Evolução ou involução semântica

Carlos Perktold *
Como todos sabem, nosso presidente não é um primor na linguagem diária quando dá entrevistas para a mídia ou quando discursa para o grande público. Ele prefere a língua do povão, aquela de uso cotidiano do homem comum, pouco requintado intelectualmente e que, se algum dia foi leitor, esse ser em extinção há muito deixou o hábito da leitura.

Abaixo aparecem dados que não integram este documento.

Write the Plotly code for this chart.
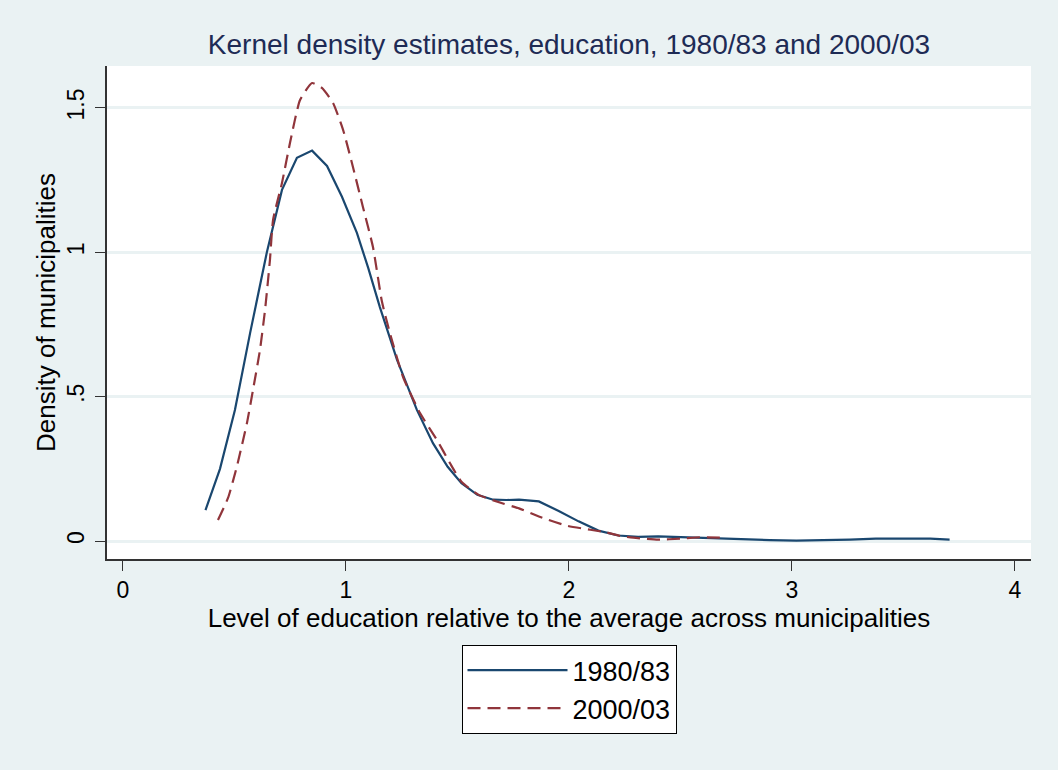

Para os eleitores que já viram um sociólogo poliglota na Presidência, professor da Sorbonne em Paris por imposição ditatorial, autor de vários livros, um intelectual brilhante que fala e escreve com elegância, simplicidade e clareza, seguida de um operário eleito para o mesmo cargo, que não gosta de ler, fala para o mesmo povão, mas com menos palavras chulas e tinha ideias esquisitas sobre nossa história (“Tiradentes foi crucificado”), é de se notar que houve uma (in) evolução semântica na Presidência. Não se trata aqui daquela de chamar câmara fotográfica de “Kodak”, nem de chamar aparelho de som de “radiola”.
O que vemos diuturnamente é Bolsonaro não se importar em utilizar anglicismo como “táokei?”, nem com a “porra da árvore” e menos ainda “com sua mãe”, referindo-se a alguém que lhe perguntou sobre o paradeiro do desaparecido Fabricio Queiroz ou com a palavra “sacanagem”. Este linguajar não é apropriado para a Presidência do País, que deveria seguir “a liturgia do cargo” expressão do ex-presidente Sarney, aquele da inflação de 80% ao mês. Mas Bolsonaro faz o maior sucesso entre o povão que sabe o significado de tudo isso e sente o mesmo que o presidente na hora que este percebe ser necessário ser agressivo verbalmente. Não se devem temer as palavras, é o claro recado na literatura e que a Presidência leva ao pé da letra quando nomeia as coisas com os nomes conhecidos pelos eleitores.
A (in) evolução semântica ocorre também com certo americano-brasileiro com influência sobre os Bolsonaros e que se autodenomina filósofo. Aqui nesta página e apesar deste autor não temer as palavras, não é possível reproduzir o que Olavo de Carvalho já falou e fala sobre Caetano Veloso e o que já mandou de recado para ele, tão baixo nível e chulas são suas mensagens. De longe, Olavo insiste em ofender o nosso compositor de primeiro mundo. Com seus twiters, ele é um silogismo falso no qual os filósofos deixaram de pensar e valorizar outros segmentos intelectuais e agora escrevem pornografia.
Em recente entrevista, Fabricio Queiroz segue a mesma escola e compara o que o MP prepara para ele e o filho 03 como “um cometa pra enterrar na gente”, acrescentando que o cometa é um phalus que o deixaria arrasado pra sempre. Medo ou desejo? That is the question.
Bons tempos aqueles que os filósofos nos ensinavam a pensar, a descobrir as falsas premissas em silogismos suspeitos e a recomendar a leitura de clássicos na literatura e a descrever a relação entre Sócrates e Platão ou a falar de Artur Schopenhauer, que minha geração julgava misógino, mas era alguém que amava as mulheres e achava que elas seriam maiores e melhores que os homens no futuro. Hoje, ele acharia que o futuro chegou e sentiria horror da linguagem do homem de Virginia.
O pior dessa (in) evolução semântica é que ela vai fazendo escola entre o povão que acha natural falar palavras descartáveis, também entre os eleitores que as repetem e nas redes sociais, que atingem público de toda natureza. Chegará o momento em que a (in) evolução semântica crescerá tanto que vamos julgar vantajoso dizer o máximo de bobagem no mínimo de palavras chulas.